Polywar and Polyamourous geopolitics

Mark Leonard | Joe Biden's largely successful response to Russia's war against Ukraine reflects his vision of the world as a bloc of democracies facing off against revisionist autocracies. There is growing evidence that this is a minority view, even among some of America's closest allies.

By Mark Leonard*

Joe Biden's largely successful response to Russia's war against Ukraine reflects his vision of the world as a bloc of democracies facing off against revisionist autocracies. There is growing evidence that this is a minority view, even among some of America's closest allies.

Far from merely shaking up the politics of the Middle East, Hamas’s attack on Israel, together with Russia’s war in Ukraine, is pushing the world further toward multipolarity.

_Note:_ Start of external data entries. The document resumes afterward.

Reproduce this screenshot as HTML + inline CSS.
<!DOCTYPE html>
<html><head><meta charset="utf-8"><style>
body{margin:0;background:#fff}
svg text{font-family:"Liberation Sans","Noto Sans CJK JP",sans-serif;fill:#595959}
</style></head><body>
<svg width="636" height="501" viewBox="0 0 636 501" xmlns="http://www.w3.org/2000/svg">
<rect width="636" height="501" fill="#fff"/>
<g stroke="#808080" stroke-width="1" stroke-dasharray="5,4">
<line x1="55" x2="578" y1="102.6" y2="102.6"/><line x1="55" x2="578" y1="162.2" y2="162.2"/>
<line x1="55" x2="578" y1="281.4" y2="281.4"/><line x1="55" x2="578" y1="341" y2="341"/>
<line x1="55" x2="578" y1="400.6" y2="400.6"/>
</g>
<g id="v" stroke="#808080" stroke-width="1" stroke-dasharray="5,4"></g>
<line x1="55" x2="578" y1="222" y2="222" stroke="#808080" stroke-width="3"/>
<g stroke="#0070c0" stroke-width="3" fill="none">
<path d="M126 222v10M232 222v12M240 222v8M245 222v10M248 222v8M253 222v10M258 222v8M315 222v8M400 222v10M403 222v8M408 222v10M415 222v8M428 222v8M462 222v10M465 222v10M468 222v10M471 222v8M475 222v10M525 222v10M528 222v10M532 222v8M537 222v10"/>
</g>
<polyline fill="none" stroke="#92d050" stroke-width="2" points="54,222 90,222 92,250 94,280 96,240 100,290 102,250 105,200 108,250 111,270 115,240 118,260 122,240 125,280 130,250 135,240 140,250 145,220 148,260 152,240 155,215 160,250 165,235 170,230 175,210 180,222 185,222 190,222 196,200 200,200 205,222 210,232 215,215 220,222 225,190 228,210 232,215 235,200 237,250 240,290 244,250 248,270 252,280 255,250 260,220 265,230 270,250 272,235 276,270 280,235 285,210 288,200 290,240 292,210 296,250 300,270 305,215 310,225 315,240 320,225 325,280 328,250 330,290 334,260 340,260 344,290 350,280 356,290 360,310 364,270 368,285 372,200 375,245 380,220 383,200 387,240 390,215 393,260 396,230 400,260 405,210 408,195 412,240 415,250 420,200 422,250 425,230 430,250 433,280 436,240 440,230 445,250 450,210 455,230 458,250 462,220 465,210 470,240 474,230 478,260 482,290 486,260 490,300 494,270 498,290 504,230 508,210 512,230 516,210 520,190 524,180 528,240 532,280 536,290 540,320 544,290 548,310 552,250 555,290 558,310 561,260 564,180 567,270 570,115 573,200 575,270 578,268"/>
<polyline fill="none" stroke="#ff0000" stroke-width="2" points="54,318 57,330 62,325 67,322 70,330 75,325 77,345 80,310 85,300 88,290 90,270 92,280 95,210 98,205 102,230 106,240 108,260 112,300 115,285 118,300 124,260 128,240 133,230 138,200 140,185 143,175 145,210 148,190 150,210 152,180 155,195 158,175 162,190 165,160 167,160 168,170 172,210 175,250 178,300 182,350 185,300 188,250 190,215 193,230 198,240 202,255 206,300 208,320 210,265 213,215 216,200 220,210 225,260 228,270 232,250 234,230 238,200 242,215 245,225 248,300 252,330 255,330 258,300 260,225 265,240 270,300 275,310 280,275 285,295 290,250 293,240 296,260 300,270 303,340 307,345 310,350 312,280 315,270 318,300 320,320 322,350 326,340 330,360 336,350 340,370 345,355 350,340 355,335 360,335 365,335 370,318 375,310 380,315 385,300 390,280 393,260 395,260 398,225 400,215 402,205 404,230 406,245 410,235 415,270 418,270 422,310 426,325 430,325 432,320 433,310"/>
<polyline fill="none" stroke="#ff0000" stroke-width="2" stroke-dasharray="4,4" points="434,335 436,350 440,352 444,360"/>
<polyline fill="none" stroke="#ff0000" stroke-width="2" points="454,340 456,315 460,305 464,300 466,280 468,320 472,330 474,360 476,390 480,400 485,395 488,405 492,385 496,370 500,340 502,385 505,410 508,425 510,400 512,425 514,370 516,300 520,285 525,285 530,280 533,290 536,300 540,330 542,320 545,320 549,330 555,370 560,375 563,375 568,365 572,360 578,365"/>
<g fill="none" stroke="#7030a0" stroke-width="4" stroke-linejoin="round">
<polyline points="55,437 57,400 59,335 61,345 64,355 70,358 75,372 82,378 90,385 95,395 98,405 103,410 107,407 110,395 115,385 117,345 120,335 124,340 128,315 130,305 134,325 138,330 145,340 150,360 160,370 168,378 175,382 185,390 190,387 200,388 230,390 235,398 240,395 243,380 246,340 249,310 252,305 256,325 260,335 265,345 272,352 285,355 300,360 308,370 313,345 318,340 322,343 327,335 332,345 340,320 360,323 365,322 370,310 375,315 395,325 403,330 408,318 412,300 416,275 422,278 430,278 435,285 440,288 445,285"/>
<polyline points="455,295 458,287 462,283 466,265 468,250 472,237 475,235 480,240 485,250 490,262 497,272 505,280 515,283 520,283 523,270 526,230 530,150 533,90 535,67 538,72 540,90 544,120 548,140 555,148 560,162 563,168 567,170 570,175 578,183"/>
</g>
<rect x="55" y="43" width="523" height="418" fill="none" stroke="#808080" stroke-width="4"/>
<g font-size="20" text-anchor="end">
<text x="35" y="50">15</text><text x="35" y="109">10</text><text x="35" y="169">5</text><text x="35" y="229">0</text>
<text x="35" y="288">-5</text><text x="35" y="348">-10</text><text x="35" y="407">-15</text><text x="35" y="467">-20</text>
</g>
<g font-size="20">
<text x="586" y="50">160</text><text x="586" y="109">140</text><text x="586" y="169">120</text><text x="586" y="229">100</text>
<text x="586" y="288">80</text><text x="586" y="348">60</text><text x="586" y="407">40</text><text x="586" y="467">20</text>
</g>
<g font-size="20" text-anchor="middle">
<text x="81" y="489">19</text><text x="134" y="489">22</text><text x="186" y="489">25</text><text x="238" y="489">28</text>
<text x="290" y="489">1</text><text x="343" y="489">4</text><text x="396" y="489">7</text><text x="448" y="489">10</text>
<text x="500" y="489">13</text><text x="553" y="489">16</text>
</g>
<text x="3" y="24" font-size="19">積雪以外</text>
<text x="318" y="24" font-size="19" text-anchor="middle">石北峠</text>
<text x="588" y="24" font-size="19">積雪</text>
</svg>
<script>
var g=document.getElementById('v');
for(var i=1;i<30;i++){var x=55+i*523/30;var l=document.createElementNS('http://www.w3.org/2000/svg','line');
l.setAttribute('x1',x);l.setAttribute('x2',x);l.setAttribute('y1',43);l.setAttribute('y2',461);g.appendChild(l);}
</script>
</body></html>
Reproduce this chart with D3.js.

Having traveled to Washington for the opening of the European Council on Foreign Relations’ new program in the United States, I spent much of last week doing two things: talking to White House, Defense, and State Department officials about the state of the world; and poring over the results of ECFR’s latest global public opinion poll. What struck me most is that, despite America’s success in uniting allies against Russia’s invasion of Ukraine and China’s encroachments in the Indo-Pacific, US officials remain deeply uncertain about the evolving international situation.

When Russian President Vladimir Putin ordered the invasion of Ukraine in February 2022, President Joe Biden was quick to denounce it as an assault on the international rules-based order. He took pains to mobilize the world’s democracies against revisionist autocracies, and his administration is now justifiably proud of the progress made toward building new ties between its Atlantic allies and those in the Indo-Pacific.

Japan, Australia, and South Korea have all contributed substantially to the Ukrainian war effort, with the latter supplying so much ammunition that White House officials have started referring to the “South Korean counteroffensive” in eastern Ukraine. Meanwhile, America’s European allies have become more engaged in the Indo-Pacific and with Taiwan. The US has effectively squared the circle of maintaining support for Ukraine while shoring up its alliances in Asia. The result looks a lot like Biden’s broader vision for the world. A united bloc of democracies is facing off against Russia and China.

But now this vision is being challenged on two fronts. First, the conflict in Israel-Gaza is calling into question the exceptional nature of the war in Ukraine. With many in the Global South (and in the West) already arguing that the war in Ukraine is just one of many conflicts around the world, US officials are worried about the new competition for political attention and munitions. This concern will only grow if the Middle East conflict escalates or, more ominously, inspires a major domestic terrorist incident.

Whereas Putin’s invasion of Ukraine brought the West together, the external and internal divisions over the Israeli-Palestinian question threaten to pull it apart.

Second, our poll of 25,000 people across 21 countries shows that most respondents reject Biden’s basic framing, with its implication that they should be forced to choose sides in a world split between democracies and autocracies. Instead, majorities in most countries believe that we live in an “à la carte world.” Although many people are attracted to the West’s democratic values, they would rather pick and choose elements from different systems than wholly emulate or align with a particular model.

The upshot is that people around the world admire European soft power and appreciate US security guarantees, but see China as the most attractive economic partner. While most respondents would still choose the US over China if they had to, very few believe that they face such a choice. Thus, most admire the Western values that Ukraine is fighting for, but do not share the West’s war aims. Instead, they want the conflict to end as soon as possible, even if that means a Ukrainian defeat. Perhaps even more worrying for the Biden administration, most Europeans would prefer to stay neutral in the event of a war between the US and China over Taiwan.

Many in the West assume that the countries that have benefited from the rules-based order would want to join them in defending it. But the Indonesias and South Africas of the world see things differently. After all, many governments would welcome an unraveling of the multilateral institutions in which they have lacked adequate representation, and they enjoy being wooed by great powers rather than always being taken for granted. In a world where people want choices, the biggest revisionist powers, Russia and China, don’t actually need to be as attractive as the established powers to embody an alternative option.

Of course, many of the US policymakers I met with still question the relevance of the Global South, especially now that America has strengthened the bonds between advanced democracies, particularly in military terms. Yet there is no denying that many countries across the Global South are becoming more important in demographic, economic, and military terms. If it doesn’t matter that they feel no need to choose between the US and China, it will soon enough.

While the US sees its friends and allies as partners in a marriage, many of those partners believe they are living in a polyamorous world, where one can trade partners regularly depending on the matter at hand. US policymakers may be used to this from India, but what do they say to being jilted by Israel or to Saudi Arabia making overtures to China and Russia? On the crucial issue of Taiwan, even the Europeans want to keep their options open.

*Mark Leonard, Director of the European Council on Foreign Relations, is the author of The Age of Unpeace: How Connectivity Causes Conflict (Bantam Press, 2021).